If you go into message settings on your iPhone you will see an option (assuming iMessage is enabled) labeled Receive At and below that, a Caller ID menu. In the caller ID menu you will see that you have your email address but also your cellphone number and its the cellphone number that is marked as your caller ID. What this means is that when you send an iMessage from your iPhone to someone, it appears from your cellphone number, not your email address and so therefore exists in a thread of messages from that identity. This wouldn’t normally be a problem however when you bring an iPad into the mix, you get a problem with mixed identities. If you navigate to the same menu on your iPad you will notice that your email address is the only option you have and that its selected meaning that your iPhone and iPad by default appear to come from different senders. This difference has 2 major effects on iMessage with the first being that messages sent to a single recipient from both devices appear in separate threads and the second meaning that the messages you send don’t get synchronized.
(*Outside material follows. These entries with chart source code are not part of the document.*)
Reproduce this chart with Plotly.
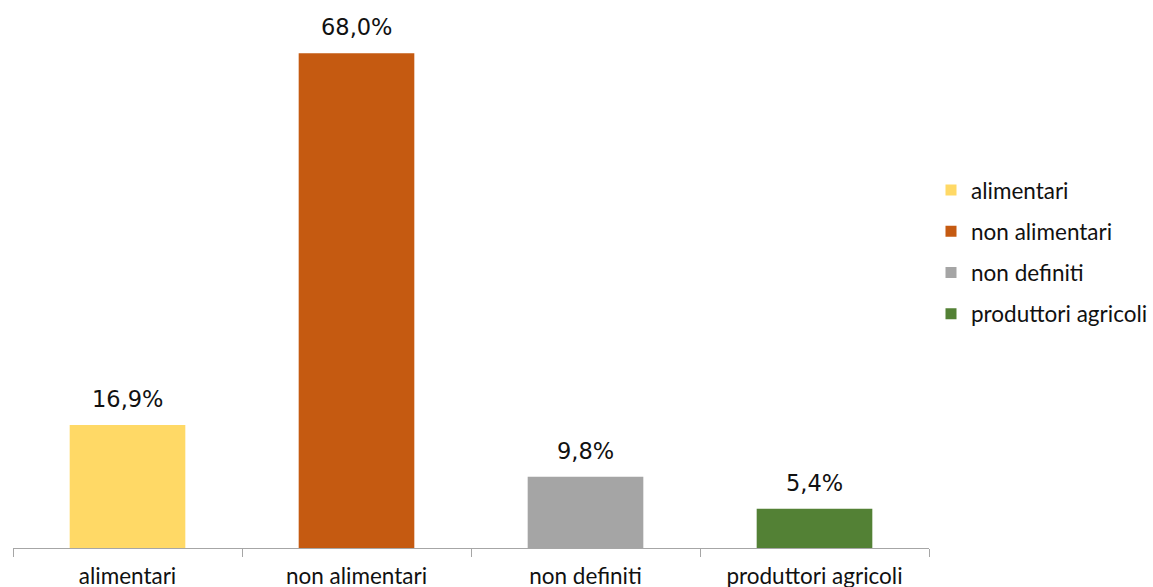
import plotly.graph_objects as go

categories = ["alimentari", "non alimentari", "non definiti", "produttori agricoli"]
values = [16.9, 68.0, 9.8, 5.4]
colors = ["#FFD966", "#C55A11", "#A5A5A5", "#538135"]
labels = ["16,9%", "68,0%", "9,8%", "5,4%"]

FONT = "Lato, Carlito, Calibri, sans-serif"
LABEL_FONT = "DejaVu Sans, Verdana, sans-serif"
TEXT = "#111111"

fig = go.Figure()

for cat, val, col in zip(categories, values, colors):
    # one bar per category, sharing the full slot
    fig.add_trace(go.Bar(
        x=[cat], y=[val], name=cat, marker_color=col, marker_line_width=0,
        width=0.505, showlegend=False,
    ))
    # small square legend swatch
    fig.add_trace(go.Scatter(
        x=[None], y=[None], mode="markers", name=cat, legendgroup=cat,
        marker=dict(symbol="square", size=11, color=col),
    ))

# value labels above each bar
for cat, val, lab in zip(categories, values, labels):
    fig.add_annotation(
        x=cat, y=val, text=lab, showarrow=False,
        yanchor="bottom", yshift=11,
        font=dict(family=LABEL_FONT, size=22.5, color=TEXT),
    )

fig.update_layout(
    width=1153, height=587,
    margin=dict(l=13, r=223, t=0, b=39),
    paper_bgcolor="white", plot_bgcolor="white",
    barmode="overlay",
    font=dict(family=FONT, color=TEXT),
    legend=dict(
        x=1.0022, xanchor="left", y=0.5405, yanchor="middle",
        font=dict(family=FONT, size=22.5, color=TEXT),
        traceorder="grouped", tracegroupgap=9,
        itemwidth=30, bgcolor="rgba(0,0,0,0)",
    ),
    xaxis=dict(
        categoryorder="array", categoryarray=categories,
        showline=True, linecolor="#A6A6A6", linewidth=1,
        ticks="outside", tickson="boundaries", ticklen=8, tickcolor="#A6A6A6",
        tickfont=dict(family=FONT, size=22.5, color=TEXT),
        ticklabelstandoff=8, automargin=False,
        showgrid=False, zeroline=False,
    ),
    yaxis=dict(
        range=[0, 75.3], visible=False, showgrid=False, zeroline=False,
        automargin=False,
    ),
)

fig.write_html("out.html")
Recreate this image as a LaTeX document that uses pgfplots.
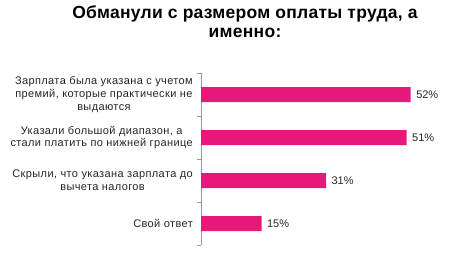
\documentclass[border=0pt]{standalone}
\usepackage{pgfplots}
\pgfplotsset{compat=1.18}
\usepackage{fontspec}
\setmainfont{Liberation Sans}
\newfontfamily\lblfont[LetterSpace=3.5]{Liberation Sans}
\newfontfamily\ttlfont[LetterSpace=1.5]{Liberation Sans}
\definecolor{barpink}{RGB}{232,24,122}
\begin{document}
\begin{tikzpicture}
\useasboundingbox (0,0) rectangle (449pt,252pt);
\node[align=center, font=\fontsize{17.5}{19}\ttlfont\bfseries, anchor=north, inner sep=0pt] at (245pt,252pt-5pt) {Обманули с размером оплаты труда, а\\именно:};
\begin{axis}[
  at={(201pt,7pt)}, anchor=south west,
  scale only axis,
  width=242pt, height=172pt,
  xmin=0, xmax=60,
  ymin=0.5, ymax=4.5,
  y dir=reverse,
  xbar, bar width=15pt,
  axis x line=none,
  axis y line=left,
  axis line style={-, draw=gray!80},
  ytick={1,2,3,4},
  major tick length=0pt,
  yticklabels={{Зарплата была указана  с учетом\\премий, которые практически не\\выдаются},{Указали большой диапазон, а\\стали платить по нижней границе},{Скрыли, что указана зарплата до\\вычета налогов},{Свой ответ}},
  yticklabel style={align=center, inner sep=0pt, xshift=-8pt, font=\fontsize{11}{12.7}\lblfont, text=black!85},
  extra y ticks={0.5,1.5,2.5,3.5,4.5},
  extra y tick labels={},
  extra y tick style={tick align=outside, major tick length=4pt, tick style={draw=gray!80}},
  /pgf/number format/assume math mode=true,
  nodes near coords={\pgfmathprintnumber{\pgfplotspointmeta}\%},
  nodes near coords align={horizontal},
  every node near coord/.append style={font=\fontsize{11}{12}\selectfont, text=black!85, xshift=2pt},
  clip=false,
]
\addplot[fill=barpink, draw=none] coordinates {(52,1) (51,2) (31,3) (15,4)};
\end{axis}
\end{tikzpicture}
\end{document}
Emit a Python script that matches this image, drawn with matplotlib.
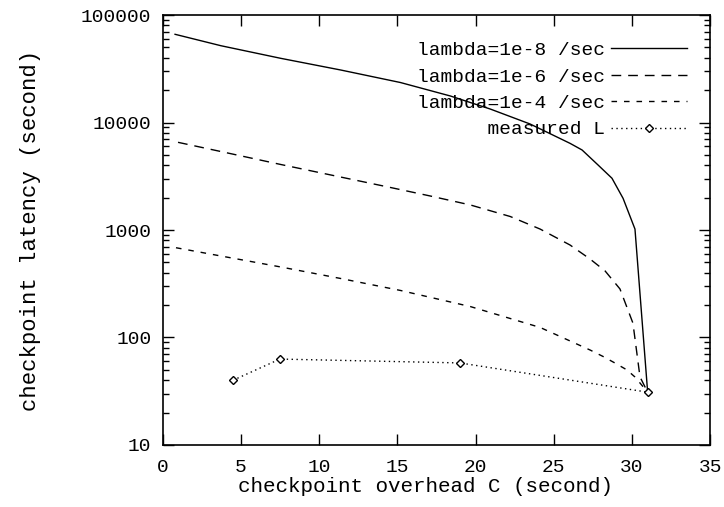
import matplotlib

matplotlib.use("Agg")
import matplotlib.pyplot as plt
from matplotlib.ticker import LogLocator, NullFormatter, FixedLocator


# curves: overhead C (s) vs latency L (s)
c_1e8 = [0.8, 3.73, 7.55, 11.38, 15.2, 18.39, 20.94, 23.49, 26.04, 26.81, 27.83, 28.72, 29.43, 30.19, 31.0]
l_1e8 = [66150, 51800, 39550, 30800, 23550, 17650, 13350, 9680, 6400, 5550, 4025, 3030, 1970, 1020, 31]

c_1e6 = [0.99, 3.73, 7.55, 11.38, 14.57, 17.12, 19.67, 22.22, 24.13, 26.04, 27.32, 28.28, 29.23, 30.06, 30.51, 31.0]
l_1e6 = [6540, 5370, 4070, 3110, 2485, 2070, 1710, 1335, 1020, 725, 537, 416, 283, 136, 43, 31]

c_1e4 = [0.86, 3.73, 7.55, 11.38, 15.2, 19.67, 24.13, 27.32, 28.15, 28.91, 29.68, 30.19, 31.0]
l_1e4 = [684, 573, 453, 354, 274, 194, 124, 76.5, 66.6, 57.9, 49.9, 42.9, 31]

c_meas = [4.5, 7.5, 19.0, 31.0]
l_meas = [40, 63, 58, 31]

labels = ["lambda=1e-8 /sec", "lambda=1e-6 /sec", "lambda=1e-4 /sec", "measured L"]
x_ticks = [0, 5, 10, 15, 20, 25, 30, 35]
y_ticks = [10, 100, 1000, 10000, 100000]

plt.rcParams["font.family"] = ["Liberation Mono", "DejaVu Sans Mono"]
plt.rcParams["font.size"] = 14

fig = plt.figure(figsize=(7.24, 5.07), dpi=100)
ax = fig.add_axes([0.2245, 0.1223, 0.7565, 0.8481])

lw = 1.0
ax.plot(c_1e8, l_1e8, color="black", linewidth=lw, linestyle="-", label=labels[0])
ax.plot(c_1e6, l_1e6, color="black", linewidth=lw, linestyle=(0, (7, 5)), label=labels[1])
ax.plot(c_1e4, l_1e4, color="black", linewidth=lw, linestyle=(0, (4, 5)), label=labels[2])
ax.plot(c_meas, l_meas, color="black", linewidth=lw, linestyle=(0, (1, 2.5)),
        marker="D", markersize=4.5, markerfacecolor="white", markeredgewidth=1.0,
        label=labels[3])

ax.set_yscale("log")
ax.set_xlim(0, 35)
ax.set_ylim(10, 100000)
ax.xaxis.set_major_locator(FixedLocator(x_ticks))
ax.yaxis.set_major_locator(FixedLocator(y_ticks))
ax.set_yticklabels([str(v) for v in y_ticks])
ax.yaxis.set_minor_locator(LogLocator(base=10, subs=range(2, 10)))
ax.yaxis.set_minor_formatter(NullFormatter())

ax.tick_params(which="both", direction="in", top=True, right=True, width=1.0)
ax.tick_params(which="major", length=8)
ax.tick_params(which="minor", length=4)
ax.tick_params(axis="y", which="major", pad=8)
ax.tick_params(axis="x", which="major", pad=10)
for sp in ax.spines.values():
    sp.set_linewidth(1.2)

ax.set_xlabel("checkpoint overhead C (second)", fontsize=15, labelpad=2)
ax.xaxis.set_label_coords(0.481, -0.075)
ax.set_ylabel("checkpoint latency (second)", fontsize=16, labelpad=29)

# right-align legend text by padding (monospace font)
width = max(len(s) for s in labels)
handles, labs = ax.get_legend_handles_labels()
labs = [s.rjust(width) for s in labs]
ax.legend(handles, labs, loc="upper right", bbox_to_anchor=(0.958, 0.938),
          frameon=False, markerfirst=False, handlelength=3.9, handletextpad=0.35,
          labelspacing=0.45, borderpad=0, borderaxespad=0, fontsize=14)

fig.savefig("out.png", dpi=100)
To ensure any iMessages that you send are visible on all of your iDevices, you need to make sure that your caller ID setting is the same across them all which means you have to use an email address. This has no effect on actual SMS messages, just messages sent using iMessage and again, is only really relevant if your using multiple iDevices.
Messages To Your Cellphone Number Are Not Synchronized Across Your iDevices
One of the biggest challenges you will have when receiving iMessages if you want them on all devices is educating your friends. Because everyone is used to texting using the cellphone number the chance is that they will continue doing that. Remember above we discussed the addresses that the various iDevices can receive on and that your iPhone was the only one with your cellphone number? Well what this means is if your friends use your number to send you messages, only your iPhone will receive them.
Its Not Perfect But Its A Start
I guess in closing, I wanted to write this both to help people trying to get iMessages working and scratching their head but also give my impression on the technology. Generally I’m impressed and think that in the world of Facebook and Twitter, things like short messages should be handled in this way and not used as a source of revenue for the telephone companies. I would like to see this technology from Apple mature a little and evolve to be a little more intuitive but I can live with it for now.
Good work Apple, just make sure you keep your eye on that all important user experience.